We are a 13-member house with a rough balance of men and women. Our co-op is based on a principle of acceptance of people's differences. All it takes to become a member is a willingness to take part in the cooperative effort that keeps the house running. In addition, we have policies in place that emphasize an environmentally-friendly lifestyle.
Our residents include undergraduates, graduate students and working people. The age range is often quite large.
We want to place special emphasis on creating a strong and tight-knit community. We aim to do this with a house retreat at the beginning of the school year and some organized house outings in addition to the informal social activities.
Benefits of living at Friends
* Cooperative living.
* Great location. The heart of campus and the Capitol are each just a five minute walk away.
* Eat what you want. Living in Friends' makes it easy to eat what you want to eat, whether you are a vegetarian, vegan, or meat eater. Friends also emphasizes organic and locally grown foods.
* Family-like atmosphere. Our house is small enough to allow members to form close relationships with everyone they live with. Our dining room, cozy living room, and five porches are very popular spots for spontaneous hanging out.
* Free washer and dryer.
* Local calls are included in your room charge. Friends has a phone line that everyone shares. You are also free to buy your own phone line for your room.
* Free wireless DSL.
Dinners and Food
Every Monday, Wednesday, Friday, and Sunday at 6 p.m. a member of the house serves a dinner for everyone to share. Meals are tailored to suit both vegetarians and vegans, but no meat is served. Everyone takes turns cooking and cleaning the kitchen and dining room.
Your $90 per month for food goes toward buying many items, but meat is not one of them. However, if you buy your own meat you are free to cook and eat it in the house. We only ask that you be respectful of those who do not eat meat.
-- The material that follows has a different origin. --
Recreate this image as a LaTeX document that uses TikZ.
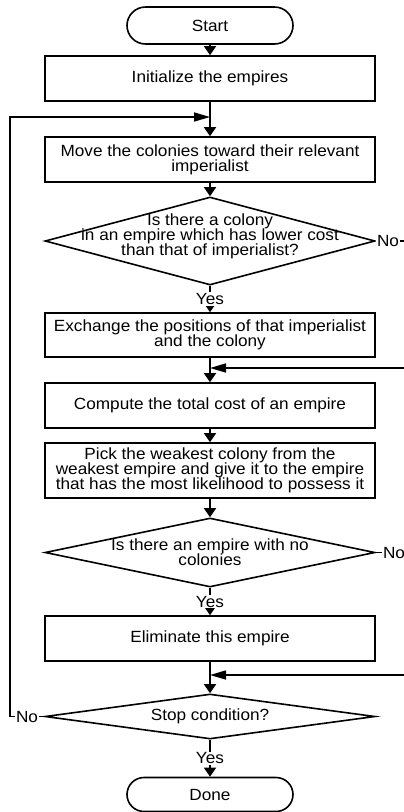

Workjobs are weekly, monthly, or as-needed chores assigned to members of the house. Each person's allotment is designed to require about eight hours of work per month. Members declare their preferences and are given the workjobs they want as often as possible. Workjob assignments are always up for review, and trading is allowed. Workjobs include cleaning, running the house's finances, and serving on MCC committees, among others.
In addition, each member is required to perform three hours of house maintenance each month. The kind of work that counts as house maintenance is decided upon communally and is based upon which work most urgently needs to be done in the house. Typical jobs include repairing house fixtures, painting, and cleaning.
We have a house meeting every other Sunday at 7 p.m. in our living room. We have certain items on our agenda every week; the rest are topics suggested by members. Often an item will result in a decision being made, but some items are designed simply to generate discussion. Attendance is mandatory, and two hours are allotted for each meeting.
All house decisions, including ones made at house meetings, are made by consensus. There is no voting, but rather a sharing of ideas until one is hit upon that is acceptable to everyone.
Friends' has a six-spot, uncovered parking lot. If there are more than six people who need a parking spot, all of them must chip in equally to buy extra parking somewhere else.
No smoking of any substance is allowed indoors, but smoking is allowed on our porches.